### Given entries
● ● ● ● ●

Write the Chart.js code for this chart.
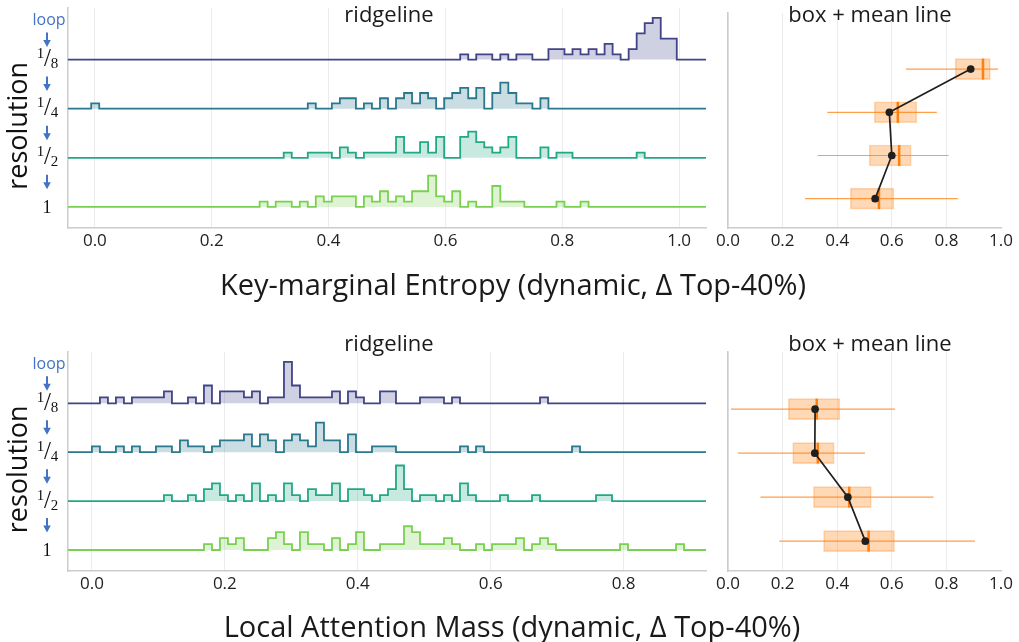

● ● ● ● ●

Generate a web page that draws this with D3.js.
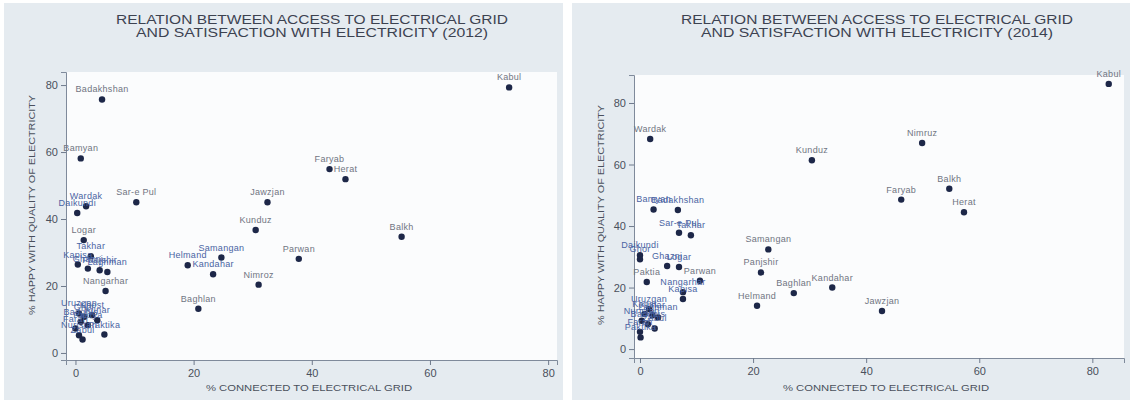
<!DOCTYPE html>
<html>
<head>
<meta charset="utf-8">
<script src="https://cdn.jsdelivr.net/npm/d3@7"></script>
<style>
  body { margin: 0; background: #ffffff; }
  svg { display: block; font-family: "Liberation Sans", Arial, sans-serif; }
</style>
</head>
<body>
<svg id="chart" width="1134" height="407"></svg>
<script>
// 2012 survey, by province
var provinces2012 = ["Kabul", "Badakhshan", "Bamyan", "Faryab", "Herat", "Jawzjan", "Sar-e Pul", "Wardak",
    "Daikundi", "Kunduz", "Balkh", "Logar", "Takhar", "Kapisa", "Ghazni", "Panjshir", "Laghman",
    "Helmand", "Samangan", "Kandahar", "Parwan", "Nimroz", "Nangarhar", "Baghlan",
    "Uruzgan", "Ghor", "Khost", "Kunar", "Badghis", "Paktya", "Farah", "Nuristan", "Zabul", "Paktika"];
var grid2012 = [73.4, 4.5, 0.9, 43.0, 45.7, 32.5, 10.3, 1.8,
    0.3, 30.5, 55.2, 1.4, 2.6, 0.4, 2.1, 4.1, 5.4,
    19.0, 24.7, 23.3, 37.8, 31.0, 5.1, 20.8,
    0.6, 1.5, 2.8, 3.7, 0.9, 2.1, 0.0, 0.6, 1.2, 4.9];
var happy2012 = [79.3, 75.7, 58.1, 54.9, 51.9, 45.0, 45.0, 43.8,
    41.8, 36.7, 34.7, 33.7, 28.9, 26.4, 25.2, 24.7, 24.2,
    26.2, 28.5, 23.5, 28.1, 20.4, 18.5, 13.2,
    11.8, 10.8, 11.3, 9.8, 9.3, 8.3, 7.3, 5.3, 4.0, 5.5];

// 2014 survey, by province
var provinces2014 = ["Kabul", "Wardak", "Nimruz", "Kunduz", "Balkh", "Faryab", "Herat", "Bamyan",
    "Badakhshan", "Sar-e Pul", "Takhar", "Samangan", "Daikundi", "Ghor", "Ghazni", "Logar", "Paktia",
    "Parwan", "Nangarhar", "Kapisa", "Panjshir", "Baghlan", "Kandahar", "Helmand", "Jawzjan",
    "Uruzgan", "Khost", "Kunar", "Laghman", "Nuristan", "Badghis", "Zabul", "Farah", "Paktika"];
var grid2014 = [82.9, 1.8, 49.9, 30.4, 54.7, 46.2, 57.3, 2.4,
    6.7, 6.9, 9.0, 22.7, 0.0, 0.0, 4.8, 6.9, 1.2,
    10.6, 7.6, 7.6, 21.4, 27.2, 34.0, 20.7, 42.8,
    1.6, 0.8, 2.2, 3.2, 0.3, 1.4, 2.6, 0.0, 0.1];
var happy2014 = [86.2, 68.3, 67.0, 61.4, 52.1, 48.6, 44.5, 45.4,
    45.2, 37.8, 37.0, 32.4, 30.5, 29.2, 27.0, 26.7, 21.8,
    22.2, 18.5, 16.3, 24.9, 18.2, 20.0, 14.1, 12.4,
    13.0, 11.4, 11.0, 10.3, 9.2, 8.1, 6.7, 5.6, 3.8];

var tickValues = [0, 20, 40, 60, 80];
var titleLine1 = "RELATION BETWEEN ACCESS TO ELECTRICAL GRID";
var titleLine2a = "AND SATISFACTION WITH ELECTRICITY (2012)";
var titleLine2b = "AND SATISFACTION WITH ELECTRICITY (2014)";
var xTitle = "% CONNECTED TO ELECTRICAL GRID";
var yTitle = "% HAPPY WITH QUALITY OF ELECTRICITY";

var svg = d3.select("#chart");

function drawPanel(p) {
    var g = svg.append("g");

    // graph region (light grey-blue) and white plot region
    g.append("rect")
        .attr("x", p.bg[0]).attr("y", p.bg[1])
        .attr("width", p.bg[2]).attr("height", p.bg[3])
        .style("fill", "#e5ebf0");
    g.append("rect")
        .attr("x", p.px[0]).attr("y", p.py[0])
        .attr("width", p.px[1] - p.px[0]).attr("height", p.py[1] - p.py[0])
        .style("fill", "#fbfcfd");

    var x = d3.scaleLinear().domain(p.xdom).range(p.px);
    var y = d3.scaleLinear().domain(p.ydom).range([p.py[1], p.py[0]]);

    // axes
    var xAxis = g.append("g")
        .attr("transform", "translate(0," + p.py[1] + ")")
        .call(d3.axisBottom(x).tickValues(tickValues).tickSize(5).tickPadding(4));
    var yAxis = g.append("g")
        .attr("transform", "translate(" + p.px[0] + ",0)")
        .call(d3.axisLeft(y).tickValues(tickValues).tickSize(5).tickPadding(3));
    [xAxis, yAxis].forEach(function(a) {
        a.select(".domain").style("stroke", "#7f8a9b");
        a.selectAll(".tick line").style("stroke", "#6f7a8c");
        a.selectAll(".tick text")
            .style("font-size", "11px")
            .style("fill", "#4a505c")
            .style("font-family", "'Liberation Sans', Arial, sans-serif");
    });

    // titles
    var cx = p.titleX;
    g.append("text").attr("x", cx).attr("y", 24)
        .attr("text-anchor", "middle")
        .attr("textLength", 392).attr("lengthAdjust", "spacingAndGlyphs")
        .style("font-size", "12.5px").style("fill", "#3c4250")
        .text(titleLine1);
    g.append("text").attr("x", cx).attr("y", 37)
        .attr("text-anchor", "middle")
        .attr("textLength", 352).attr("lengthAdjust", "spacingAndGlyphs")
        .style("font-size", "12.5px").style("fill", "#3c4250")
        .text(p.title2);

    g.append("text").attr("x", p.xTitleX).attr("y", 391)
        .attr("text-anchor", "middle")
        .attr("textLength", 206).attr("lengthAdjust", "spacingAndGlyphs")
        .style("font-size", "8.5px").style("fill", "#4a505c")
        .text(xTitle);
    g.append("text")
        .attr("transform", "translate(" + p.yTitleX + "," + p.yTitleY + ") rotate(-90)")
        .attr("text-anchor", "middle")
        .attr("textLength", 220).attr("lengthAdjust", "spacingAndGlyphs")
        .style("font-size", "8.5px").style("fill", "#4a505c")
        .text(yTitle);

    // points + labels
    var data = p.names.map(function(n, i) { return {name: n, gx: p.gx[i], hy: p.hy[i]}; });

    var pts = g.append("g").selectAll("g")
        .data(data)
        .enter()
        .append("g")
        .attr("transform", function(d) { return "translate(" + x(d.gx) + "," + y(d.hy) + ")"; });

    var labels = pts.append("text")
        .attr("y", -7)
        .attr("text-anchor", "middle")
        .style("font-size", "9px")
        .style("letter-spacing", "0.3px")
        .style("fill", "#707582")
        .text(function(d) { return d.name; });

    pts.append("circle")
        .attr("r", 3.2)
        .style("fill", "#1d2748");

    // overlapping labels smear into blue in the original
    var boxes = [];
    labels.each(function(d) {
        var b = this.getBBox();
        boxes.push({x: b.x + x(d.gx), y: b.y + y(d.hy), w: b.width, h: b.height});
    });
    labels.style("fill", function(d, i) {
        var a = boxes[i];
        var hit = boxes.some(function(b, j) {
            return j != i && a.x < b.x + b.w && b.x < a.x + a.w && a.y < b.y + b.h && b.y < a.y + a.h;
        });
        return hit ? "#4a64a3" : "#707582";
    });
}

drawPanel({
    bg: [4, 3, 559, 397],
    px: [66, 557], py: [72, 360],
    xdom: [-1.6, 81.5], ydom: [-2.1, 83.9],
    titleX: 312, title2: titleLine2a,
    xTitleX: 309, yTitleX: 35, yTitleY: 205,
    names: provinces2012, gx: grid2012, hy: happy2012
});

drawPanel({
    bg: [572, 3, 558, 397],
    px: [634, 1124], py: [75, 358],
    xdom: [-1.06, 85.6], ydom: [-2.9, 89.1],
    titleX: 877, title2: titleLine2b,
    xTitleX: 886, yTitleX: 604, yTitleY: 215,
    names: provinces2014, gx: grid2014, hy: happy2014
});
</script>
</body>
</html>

● ● ● ● ●

### Exercise
In the records above, find the line with "Generate a web" and the line with "11.8, 10.8, 11.3, 9.8, 9.3, 8.3, 7.3, 5.3, 4.0, 5.5];", then restate word for word only those two lines and all lines between, omitting pictures.

### Solution for this problem
Generate a web page that draws this with D3.js.
<!DOCTYPE html>
<html>
<head>
<meta charset="utf-8">
<script src="https://cdn.jsdelivr.net/npm/d3@7"></script>
<style>
  body { margin: 0; background: #ffffff; }
  svg { display: block; font-family: "Liberation Sans", Arial, sans-serif; }
</style>
</head>
<body>
<svg id="chart" width="1134" height="407"></svg>
<script>
// 2012 survey, by province
var provinces2012 = ["Kabul", "Badakhshan", "Bamyan", "Faryab", "Herat", "Jawzjan", "Sar-e Pul", "Wardak",
    "Daikundi", "Kunduz", "Balkh", "Logar", "Takhar", "Kapisa", "Ghazni", "Panjshir", "Laghman",
    "Helmand", "Samangan", "Kandahar", "Parwan", "Nimroz", "Nangarhar", "Baghlan",
    "Uruzgan", "Ghor", "Khost", "Kunar", "Badghis", "Paktya", "Farah", "Nuristan", "Zabul", "Paktika"];
var grid2012 = [73.4, 4.5, 0.9, 43.0, 45.7, 32.5, 10.3, 1.8,
    0.3, 30.5, 55.2, 1.4, 2.6, 0.4, 2.1, 4.1, 5.4,
    19.0, 24.7, 23.3, 37.8, 31.0, 5.1, 20.8,
    0.6, 1.5, 2.8, 3.7, 0.9, 2.1, 0.0, 0.6, 1.2, 4.9];
var happy2012 = [79.3, 75.7, 58.1, 54.9, 51.9, 45.0, 45.0, 43.8,
    41.8, 36.7, 34.7, 33.7, 28.9, 26.4, 25.2, 24.7, 24.2,
    26.2, 28.5, 23.5, 28.1, 20.4, 18.5, 13.2,
    11.8, 10.8, 11.3, 9.8, 9.3, 8.3, 7.3, 5.3, 4.0, 5.5];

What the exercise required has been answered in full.